4 gennaio 2015

I misteri della vita privata

Le vacanze di Natale sono servite da propulsione per una lettura molto sostanziosa che mi accompagnava da più di qualche settimana. Proprio in chiusura del 2014 ho infatti terminato Breve storia della vita privata di Bill Bryson (Guanda 2011, trad. it. di S. Bortolussi), una niente affatto breve escursione storica, culturale e di costume nei più svariati angoli dell’evoluzione umana. 
In questo libro interessantissimo l’autore si avventura alla scoperta di una vecchia casa di sua proprietà – una canonica risalente all’età vittoriana – e descrivendo una stanza dopo l’altra si lancia nel racconto/resoconto delle innovazioni domestiche, private e sociali, che hanno cambiato per sempre l’esistenza della nostra specie. Bryson stesso afferma, all’inizio del suo viaggio, di voler scrivere “una storia del mondo senza uscire di casa”, in nome della convinzione che “guerre, carestie, la Rivoluzione industriale, l’Illuminismo: sono tutti lì, nei tuoi divani e nelle tue credenze, fra le pieghe delle tende, nella morbidezza dei guanciali di piume, nella tinteggiatura delle pareti e nell’acqua che scorre nelle tubature”. E direi che il suo obiettivo è stato raggiunto.

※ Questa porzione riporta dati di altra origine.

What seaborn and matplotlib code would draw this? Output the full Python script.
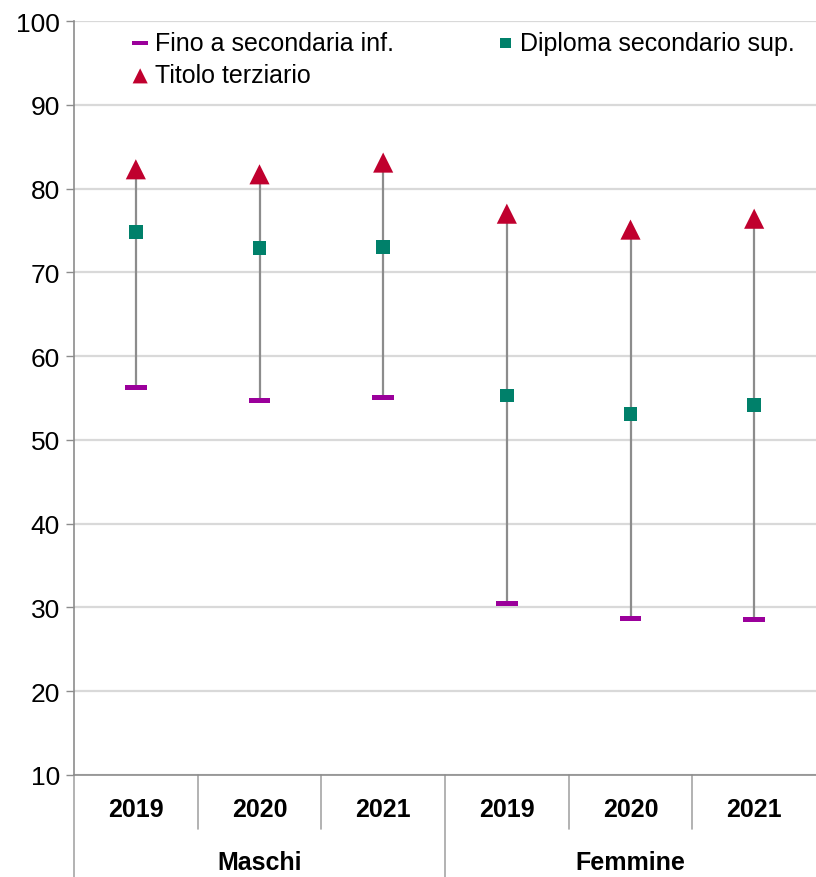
import numpy as np
import pandas as pd
import seaborn as sns
import matplotlib.pyplot as plt

# values
groups = ["Maschi", "Femmine"]
years = ["2019", "2020", "2021"]
fino_sec_inf = [56.3, 54.7, 55.1, 30.5, 28.7, 28.6]
diploma_sec_sup = [74.8, 72.9, 73.0, 55.3, 53.1, 54.2]
titolo_terziario = [82.3, 81.7, 83.1, 77.0, 75.1, 76.4]

labels = ["Fino a secondaria inf.", "Diploma secondario sup.", "Titolo terziario"]
colors = ["#9b009b", "#00806a", "#c0002e"]

pos = np.arange(len(groups) * len(years))
df = pd.DataFrame({
    "pos": pos,
    "fino": fino_sec_inf,
    "diploma": diploma_sec_sup,
    "terziario": titolo_terziario,
})

sns.set_style("white")
plt.rcParams["font.family"] = ["Liberation Sans Narrow", "Liberation Sans", "DejaVu Sans"]
plt.rcParams["text.color"] = "black"
plt.rcParams["xtick.color"] = "black"
plt.rcParams["ytick.color"] = "black"

fig = plt.figure(figsize=(8.16, 8.78), dpi=100)
ax = fig.add_axes([74 / 816, 1 - 776 / 878, 1 - 74 / 816, (776 - 22) / 878])

# grey range line from lowest to highest value
ax.vlines(df["pos"], df["fino"], df["terziario"], color="#8c8c8c", lw=1.6, zorder=2)

# flat bar marker for the lower level
dash = [(-1, -0.22), (1, -0.22), (1, 0.22), (-1, 0.22)]
sns.scatterplot(data=df, x="pos", y="fino", marker=dash, s=250, color=colors[0],
                edgecolor="none", label=labels[0], ax=ax, zorder=3)
sns.scatterplot(data=df, x="pos", y="diploma", marker="s", s=100, color=colors[1],
                edgecolor="none", label=labels[1], ax=ax, zorder=3)
sns.scatterplot(data=df, x="pos", y="terziario", marker="^", s=210, color=colors[2],
                edgecolor="none", label=labels[2], ax=ax, zorder=3)

ax.set_xlim(-0.5, 5.5)
ax.set_ylim(10, 100)
ax.set_yticks(range(10, 101, 10))
ax.tick_params(axis="y", labelsize=19, length=6, width=1, color="#8c8c8c",
               labelcolor="black", left=True, pad=4)
ax.yaxis.grid(True, color="#d9d9d9", lw=1.6)
ax.set_axisbelow(True)

ax.set_xticks(pos)
ax.set_xticklabels(years * len(groups), fontsize=18, fontweight="bold", color="black")
ax.tick_params(axis="x", length=0, pad=16)
ax.set_xlabel("")
ax.set_ylabel("")

for side in ["top", "right"]:
    ax.spines[side].set_visible(False)
for side in ["left", "bottom"]:
    ax.spines[side].set_color("#8c8c8c")
    ax.spines[side].set_linewidth(1.2)

# category separators below the axis
trans = ax.get_xaxis_transform()
for x in [0.5, 1.5, 3.5, 4.5]:
    ax.plot([x, x], [0, -0.072], color="#a6a6a6", lw=1.2, transform=trans, clip_on=False)
ax.plot([2.5, 2.5], [0, -0.14], color="#a6a6a6", lw=1.2, transform=trans, clip_on=False)
ax.plot([-0.5, -0.5], [0, -0.14], color="#a6a6a6", lw=1.2, transform=trans, clip_on=False)

for i, g in enumerate(groups):
    ax.text(1 + 3 * i, -0.115, g, transform=trans, ha="center", va="center",
            fontsize=18, fontweight="bold", color="black")

h, l = ax.get_legend_handles_labels()
order = [0, 2, 1]
ax.legend([h[i] for i in order], [l[i] for i in order], ncol=2, loc="upper left",
          bbox_to_anchor=(0.042, 1.017), frameon=False, fontsize=18,
          handletextpad=0.1, columnspacing=3.95, labelspacing=0.35, markerscale=0.75,
          handlelength=1.0, labelcolor="black")

plt.savefig("out.png", dpi=100)
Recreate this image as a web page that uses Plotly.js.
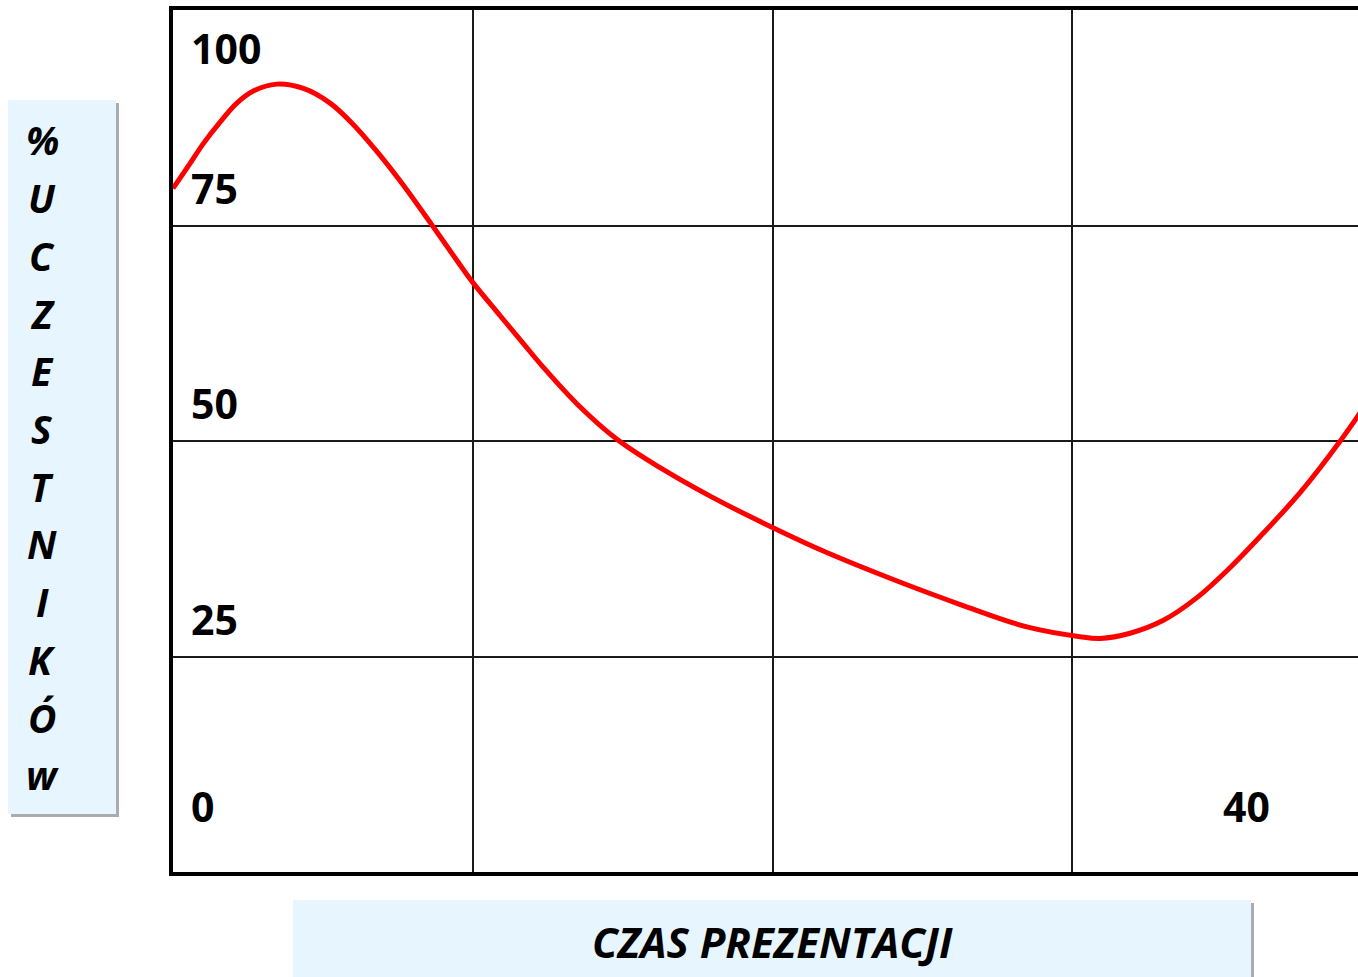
<!DOCTYPE html>
<html>
<head>
<meta charset="utf-8">
<script src="https://cdn.plot.ly/plotly-3.0.1.min.js"></script>
<style>
  html, body { margin: 0; padding: 0; overflow: hidden; background: #ffffff; }
  #chart { width: 1400px; height: 977px; }
</style>
</head>
<body>
<div id="chart"></div>
<script>
// ---- data ----
const timeMinutes = [0, 0.57, 1.01, 1.57, 2.13, 2.68, 3.46, 4.35, 5.24, 6.02, 6.80, 7.68, 8.63, 9.46, 10.0, 10.85, 11.69, 12.34, 13.48, 14.81, 16.25, 17.92, 19.98, 21.85, 24.05, 26.29, 28.52, 30.26, 30.93, 31.93, 33.04, 34.15, 35.26, 36.37, 37.6, 38.94, 40];
const attentionPct = [79.3, 82.2, 84.5, 87.0, 89.2, 90.6, 91.4, 90.9, 89.2, 86.7, 83.6, 79.7, 75.1, 71.0, 68.4, 64.8, 61.3, 58.6, 54.3, 50.2, 46.9, 43.6, 40.0, 37.0, 33.9, 31.0, 28.4, 27.3, 27.1, 27.7, 29.2, 31.8, 35.3, 39.3, 44.0, 50.0, 55.3];
const yTickValues = [0, 25, 50, 75, 100];
const yTickLabels = ['0', '25', '50', '75', '100'];
const xEndValue = 40;
const xEndLabel = '40';
const yTitleLetters = ['%', 'U', 'C', 'Z', 'E', 'S', 'T', 'N', 'I', 'K', 'Ó', 'w'];
const xTitleText = 'CZAS PREZENTACJI';

// ---- geometry helpers (pixel -> paper) ----
const L = 173, T = 10, PW = 1199, PH = 862;
const px = v => (v - L) / PW;
const py = v => (T + PH - v) / PH;

const numFont = { family: 'Open Sans, sans-serif', size: 41, color: '#000000', weight: 'bold' };
const letterFont = { family: 'Open Sans, sans-serif', size: 39, color: '#000000', weight: 'bold', style: 'italic' };
const xTitleFont = { family: 'Open Sans, sans-serif', size: 42, color: '#000000', weight: 'bold', style: 'italic' };

// per-label vertical offsets (styling)
const labelYShift = { '0': 66, '25': 38, '50': 38, '75': 38, '100': -38 };

const annotations = [];
yTickValues.forEach((v, i) => {
  annotations.push({
    x: 0, y: v, xref: 'x', yref: 'y', text: yTickLabels[i], showarrow: false,
    xanchor: 'left', yanchor: 'middle', xshift: 16, yshift: labelYShift[yTickLabels[i]],
    font: numFont
  });
});
annotations.push({
  x: xEndValue, y: 0, xref: 'x', yref: 'y', text: xEndLabel, showarrow: false,
  xanchor: 'center', yanchor: 'middle', xshift: -126, yshift: 66, font: numFont
});
yTitleLetters.forEach((ch, i) => {
  annotations.push({
    x: px(42), y: py(140 + i * 57.7), xref: 'paper', yref: 'paper', text: ch, showarrow: false,
    xanchor: 'center', yanchor: 'middle', font: letterFont
  });
});
annotations.push({
  x: px(772), y: py(941), xref: 'paper', yref: 'paper', text: xTitleText, showarrow: false,
  xanchor: 'center', yanchor: 'middle', font: xTitleFont
});

const boxFill = '#e7f6fe';
const shadow = '#a9adb0';
const shapes = [
  { type: 'rect', xref: 'paper', yref: 'paper', x0: px(11), x1: px(119), y0: py(817), y1: py(103), fillcolor: shadow, line: { width: 0 }, layer: 'below' },
  { type: 'rect', xref: 'paper', yref: 'paper', x0: px(8), x1: px(116), y0: py(814), y1: py(100), fillcolor: boxFill, line: { width: 0 }, layer: 'below' },
  { type: 'rect', xref: 'paper', yref: 'paper', x0: px(296), x1: px(1254), y0: py(990), y1: py(903), fillcolor: shadow, line: { width: 0 }, layer: 'below' },
  { type: 'rect', xref: 'paper', yref: 'paper', x0: px(293), x1: px(1251), y0: py(990), y1: py(900), fillcolor: boxFill, line: { width: 0 }, layer: 'below' }
];

const trace = {
  x: timeMinutes, y: attentionPct, type: 'scatter', mode: 'lines',
  line: { color: '#ff0000', width: 5, shape: 'spline', smoothing: 1 },
  hoverinfo: 'skip'
};

const layout = {
  width: 1400, height: 977,
  margin: { l: L, r: 1400 - L - PW, t: T, b: 977 - T - PH, pad: 0 },
  paper_bgcolor: '#ffffff', plot_bgcolor: '#ffffff',
  showlegend: false,
  xaxis: {
    range: [0, 40], dtick: 10, tick0: 0, showgrid: true, gridcolor: '#1a1a1a', gridwidth: 2,
    zeroline: false, showticklabels: false, ticks: '',
    showline: true, linecolor: '#000000', linewidth: 4, mirror: true, fixedrange: true
  },
  yaxis: {
    range: [0, 100], dtick: 25, tick0: 0, showgrid: true, gridcolor: '#1a1a1a', gridwidth: 2,
    zeroline: false, showticklabels: false, ticks: '',
    showline: true, linecolor: '#000000', linewidth: 4, mirror: true, fixedrange: true
  },
  annotations: annotations,
  shapes: shapes
};

Plotly.newPlot('chart', [trace], layout, { displayModeBar: false, staticPlot: true });
</script>
</body>
</html>
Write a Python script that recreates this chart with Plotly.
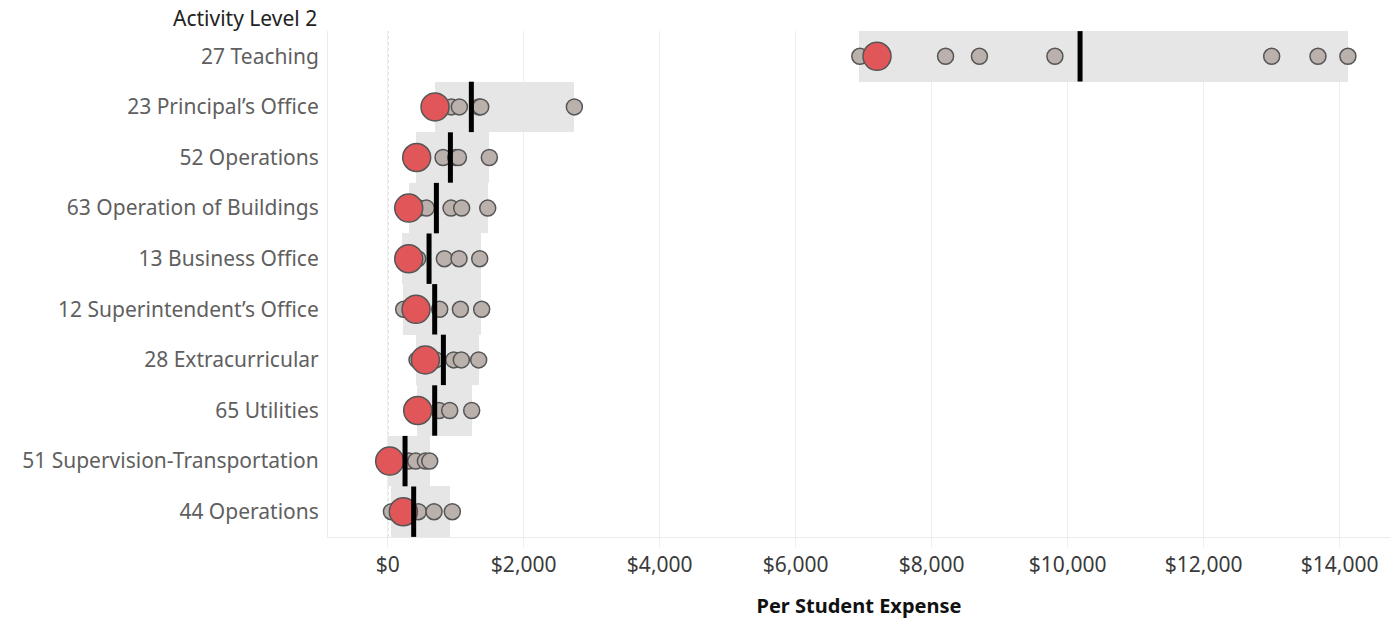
import plotly.graph_objects as go

categories = ["27 Teaching", "23 Principal’s Office", "52 Operations",
              "63 Operation of Buildings", "13 Business Office",
              "12 Superintendent’s Office", "28 Extracurricular", "65 Utilities",
              "51 Supervision-Transportation", "44 Operations"]

band_lo = [6938, 691, 412, 309, 206, 221, 412, 431, 10, 44]
band_hi = [14129, 2745, 1495, 1471, 1368, 1377, 1338, 1235, 618, 922]

gray_values = [
    [6943, 8204, 8702, 9812, 13000, 13681, 14121],
    [936, 1054, 1340, 1368, 2745],
    [814, 1000, 1040, 1495],
    [461, 569, 931, 1088, 1471],
    [441, 833, 1049, 1353],
    [235, 765, 1069, 1382],
    [431, 706, 971, 1083, 1338],
    [755, 912, 1235],
    [309, 412, 554, 618],
    [55, 450, 681, 950],
]

red_values = [7196, 696, 426, 309, 309, 417, 554, 441, 29, 230]
avg_values = [10182, 1230, 922, 716, 608, 691, 819, 691, 255, 382]

tick_vals = [0, 2000, 4000, 6000, 8000, 10000, 12000, 14000]
tick_text = ["$0", "$2,000", "$4,000", "$6,000", "$8,000", "$10,000", "$12,000", "$14,000"]

FONT = "Noto Sans"

fig = go.Figure()

fig.add_trace(go.Bar(
    y=categories,
    x=[h - l for l, h in zip(band_lo, band_hi)],
    base=band_lo,
    orientation="h",
    width=1.0,
    marker=dict(color="#e6e6e6", line=dict(width=0)),
    hoverinfo="skip",
    showlegend=False,
))

gx, gy = [], []
for cat, vals in zip(categories, gray_values):
    for v in vals:
        gx.append(v)
        gy.append(cat)

fig.add_trace(go.Scatter(
    x=gx, y=gy, mode="markers",
    marker=dict(size=16, color="#bab0ac", line=dict(color="#555555", width=1.5)),
    showlegend=False,
))

fig.add_trace(go.Scatter(
    x=red_values, y=categories, mode="markers",
    marker=dict(size=28, color="#e15759", line=dict(color="#555555", width=1.5)),
    showlegend=False,
))

fig.add_trace(go.Scatter(
    x=avg_values, y=categories, mode="markers",
    marker=dict(symbol="line-ns", size=36, color="black", line=dict(color="black", width=5)),
    showlegend=False,
))

fig.add_vline(x=0, line=dict(color="#a8a8a8", width=1.2, dash="3px,3px"), layer="below")

fig.update_layout(
    width=1393, height=619,
    margin=dict(l=328, r=3, t=31, b=82),
    plot_bgcolor="white", paper_bgcolor="white",
    font=dict(family=FONT, color="#333333", size=21),
    bargap=0,
    xaxis=dict(
        range=[-878, 14740],
        tickvals=tick_vals, ticktext=tick_text,
        showgrid=True, gridcolor="#eeeeee", gridwidth=1,
        zeroline=False,
        showline=True, linecolor="#ebebeb", linewidth=1,
        ticks="outside", ticklen=9, tickcolor="#eeeeee",
        tickfont=dict(size=21, color="#3a3a3a", family=FONT),
        title=dict(text="<b>Per Student Expense</b>", font=dict(size=20, color="#111111", family=FONT), standoff=22),
    ),
    yaxis=dict(
        categoryorder="array", categoryarray=categories,
        range=[9.5, -0.5],
        showgrid=False, zeroline=False,
        showline=True, linecolor="#ebebeb", linewidth=1,
        ticks="", ticklabelstandoff=4,
        tickfont=dict(size=21, color="#5f5f5f", family=FONT),
    ),
    annotations=[dict(
        text="Activity Level 2", xref="paper", yref="paper", x=0, y=1,
        xanchor="right", yanchor="middle", xshift=-9, yshift=13, showarrow=False,
        font=dict(size=21, color="#222222", family=FONT),
    )],
)

fig.write_html("out.html", post_script="document.body.style.margin='0';",
               config={"displayModeBar": False})
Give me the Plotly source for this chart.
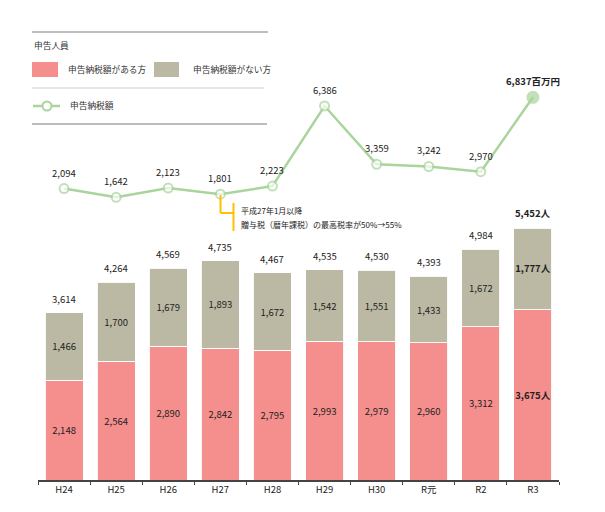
import plotly.graph_objects as go

years = ["H24", "H25", "H26", "H27", "H28", "H29", "H30", "R元", "R2", "R3"]
with_tax = [2148, 2564, 2890, 2842, 2795, 2993, 2979, 2960, 3312, 3675]
without_tax = [1466, 1700, 1679, 1893, 1672, 1542, 1551, 1433, 1672, 1777]
totals = [3614, 4264, 4569, 4735, 4467, 4535, 4530, 4393, 4984, 5452]
tax_amount = [2094, 1642, 2123, 1801, 2223, 6386, 3359, 3242, 2970, 6837]

PINK = "#f58f8d"
GRAY = "#bbb9a4"
GREEN = "#a9d49c"
ORANGE = "#ffc000"
TXT = "#222222"
FONT = "Noto Sans CJK JP, sans-serif"

W, H = 605, 512
L, R, T, B = 38, 46, 20, 32
PW, PH = W - L - R, H - T - B


def px(x):
    return (x - L) / PW


def py(y):
    return (H - B - y) / PH


def label(v, i, unit=""):
    s = f"{v:,}"
    if i == len(years) - 1:
        return f"<b>{s}{unit}</b>"
    return s


fig = go.Figure()

fig.add_trace(go.Bar(
    x=years, y=with_tax, name="申告納税額がある方",
    marker=dict(color=PINK, line=dict(color="rgba(255,255,255,0.9)", width=1)),
    text=[label(v, i, "人") for i, v in enumerate(with_tax)],
    textposition="inside", insidetextanchor="middle", textangle=0,
    constraintext="none", textfont=dict(size=9.5, color=TXT, family=FONT),
    hoverinfo="skip",
))
fig.add_trace(go.Bar(
    x=years, y=without_tax, name="申告納税額がない方",
    marker=dict(color=GRAY, line=dict(color="rgba(255,255,255,0.9)", width=1)),
    text=[label(v, i, "人") for i, v in enumerate(without_tax)],
    textposition="inside", insidetextanchor="middle", textangle=0,
    constraintext="none", textfont=dict(size=9.5, color=TXT, family=FONT),
    hoverinfo="skip",
))

n = len(years)
fig.add_trace(go.Scatter(
    x=years, y=tax_amount, yaxis="y2", mode="lines+markers", name="申告納税額",
    line=dict(color=GREEN, width=2.5),
    marker=dict(
        size=[9] * (n - 1) + [11],
        color=["white"] * (n - 1) + [GREEN],
        line=dict(color=GREEN, width=2),
    ),
    hoverinfo="skip",
))

# totals above bars
for i, (yr, t) in enumerate(zip(years, totals)):
    fig.add_annotation(x=yr, y=t, yref="y", text=label(t, i, "人"), showarrow=False,
                       yshift=14, font=dict(size=9.5, color=TXT, family=FONT))

# line value labels
for i, (yr, v) in enumerate(zip(years, tax_amount)):
    fig.add_annotation(x=yr, y=v, yref="y2", text=label(v, i, "百万円"), showarrow=False,
                       yshift=16, font=dict(size=9.5, color=TXT, family=FONT))

# bracket note at H27
shapes = [
    dict(type="line", xref="paper", yref="paper", x0=px(220.5), x1=px(220.5),
         y0=py(195), y1=py(213), line=dict(color=ORANGE, width=2)),
    dict(type="line", xref="paper", yref="paper", x0=px(220.5), x1=px(233.5),
         y0=py(213), y1=py(213), line=dict(color=ORANGE, width=2)),
    dict(type="line", xref="paper", yref="paper", x0=px(233.5), x1=px(233.5),
         y0=py(203), y1=py(231), line=dict(color=ORANGE, width=2)),
]
fig.add_annotation(x=px(239), y=py(210.5), xref="paper", yref="paper", xanchor="left",
                   yanchor="middle", text="平成27年1月以降", showarrow=False,
                   font=dict(size=8, color=TXT, family=FONT))
fig.add_annotation(x=px(239), y=py(224), xref="paper", yref="paper", xanchor="left",
                   yanchor="middle", text="贈与税（暦年課税）の最高税率が50%→55%",
                   showarrow=False, font=dict(size=8, color=TXT, family=FONT))

# legend box drawn by hand
shapes += [
    dict(type="line", xref="paper", yref="paper", x0=px(32), x1=px(268),
         y0=py(32), y1=py(32), line=dict(color="#bdbdbd", width=2)),
    dict(type="line", xref="paper", yref="paper", x0=px(32), x1=px(264),
         y0=py(88), y1=py(88), line=dict(color="#cfcfcf", width=1)),
    dict(type="line", xref="paper", yref="paper", x0=px(32), x1=px(267),
         y0=py(124), y1=py(124), line=dict(color="#bdbdbd", width=2)),
    dict(type="rect", xref="paper", yref="paper", x0=px(32), x1=px(58),
         y0=py(77), y1=py(62), fillcolor=PINK, line=dict(width=0)),
    dict(type="rect", xref="paper", yref="paper", x0=px(154), x1=px(179),
         y0=py(77), y1=py(62), fillcolor=GRAY, line=dict(width=0)),
    dict(type="line", xref="paper", yref="paper", x0=px(33), x1=px(60),
         y0=py(106), y1=py(106), line=dict(color=GREEN, width=2.5)),
    dict(type="circle", xref="paper", yref="paper", x0=px(42.5), x1=px(51.5),
         y0=py(110.5), y1=py(101.5), fillcolor="white", line=dict(color=GREEN, width=2)),
]
for txt, x, y in [("申告人員", 32, 45), ("申告納税額がある方", 66, 69),
                  ("申告納税額がない方", 191, 69), ("申告納税額", 68, 105)]:
    fig.add_annotation(x=px(x), y=py(y), xref="paper", yref="paper", xanchor="left",
                       yanchor="middle", text=txt, showarrow=False,
                       font=dict(size=8.7, color="#333333", family=FONT))

fig.update_layout(
    width=W, height=H,
    margin=dict(l=L, r=R, t=T, b=B),
    barmode="stack", bargap=0.27,
    plot_bgcolor="white", paper_bgcolor="white",
    showlegend=False,
    shapes=shapes,
    font=dict(family=FONT, size=10, color=TXT),
    xaxis=dict(
        range=[-0.5, len(years) - 0.5],
        showline=True, linecolor="#444444", linewidth=1.5,
        ticks="outside", tickson="boundaries", ticklen=3, tickcolor="#444444",
        tickfont=dict(size=9.5, color=TXT), showgrid=False, fixedrange=True,
    ),
    yaxis=dict(range=[0, 9925], visible=False, showgrid=False, fixedrange=True),
    yaxis2=dict(domain=[py(228.9), 1], range=[0, 10852], anchor="x",
                visible=False, showgrid=False, fixedrange=True),
)

fig.write_html("out.html", config={"displayModeBar": False},
               post_script="document.body.style.margin='0';")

Il trattato di Bryson spazia, com’è naturale, su molteplici argomenti. La rutilante ricchezza di Londra in età vittoriana occupa spesso il primo piano del suo documentario verbale (specialmente quand’è il momento di raccontare i fasti dell’Esposizione Universale del 1851), ma c’è anche spazio per affascinanti indagini storico-linguistiche sull’origine delle parole che rientrano nel campo semantico della casa: ad esempio husband, room, cupboard, drawing room, sitting room, middle class, weekend, e tra le pagine possiamo anche ritrovare attente e a volte sorprendenti rappresentazioni dei costumi alimentari dell’Ottocento, con tutte le differenze (gravide di conseguenze) che separavano l’Inghilterra dall’Irlanda e dagli Stati Uniti. 
Il drawing room vittoriano di Cliffe Castle
(West Yorkshire)
Innumerevoli sono le notizie che ci fanno riflettere, sorridere, inorridire, leggendo questo libro: si parla dell’incredibile numero di stanze che costituivano la magnificenza delle dimore inglesi del Settecento, della tassa sulle finestre, della nascita del turismo, dell’illuminazione a candele e a olio, delle esigenze soddisfatte dalla caccia alle balene, dei fiori che decoravano i salotti, dell’avvento del giornalismo, della conquista della comodità (“si potrebbe dire che la storia della vita privata è la storia dell’agio conquistato con lentezza”, scrive Bryson), dell’arredamento delle nuove case della classe media, di spezie, degli orari dei pasti e delle visite agli amici, di legni, marmi, mattoni e pietre dure, di giardini e architettura, di libri, di veleni, di paure, ansie, chirurgia e malattie, di abbigliamento, di moda e di educazione. 
Bill Bryson è anche autore di Breve storia di (quasi) tutto, che è entrato nella lista dei miei “to be read”. Benché i titoli possano suonare altisonanti o supponenti, questi libri sono così brillanti, leggeri e ricchi di ironia da saper soddisfare molto bene l’antico precetto del docere et delectare, “insegnare divertendo”. Ottimi compagni di viaggio per iniziare il nuovo anno con freschezza e un pizzico di allegria.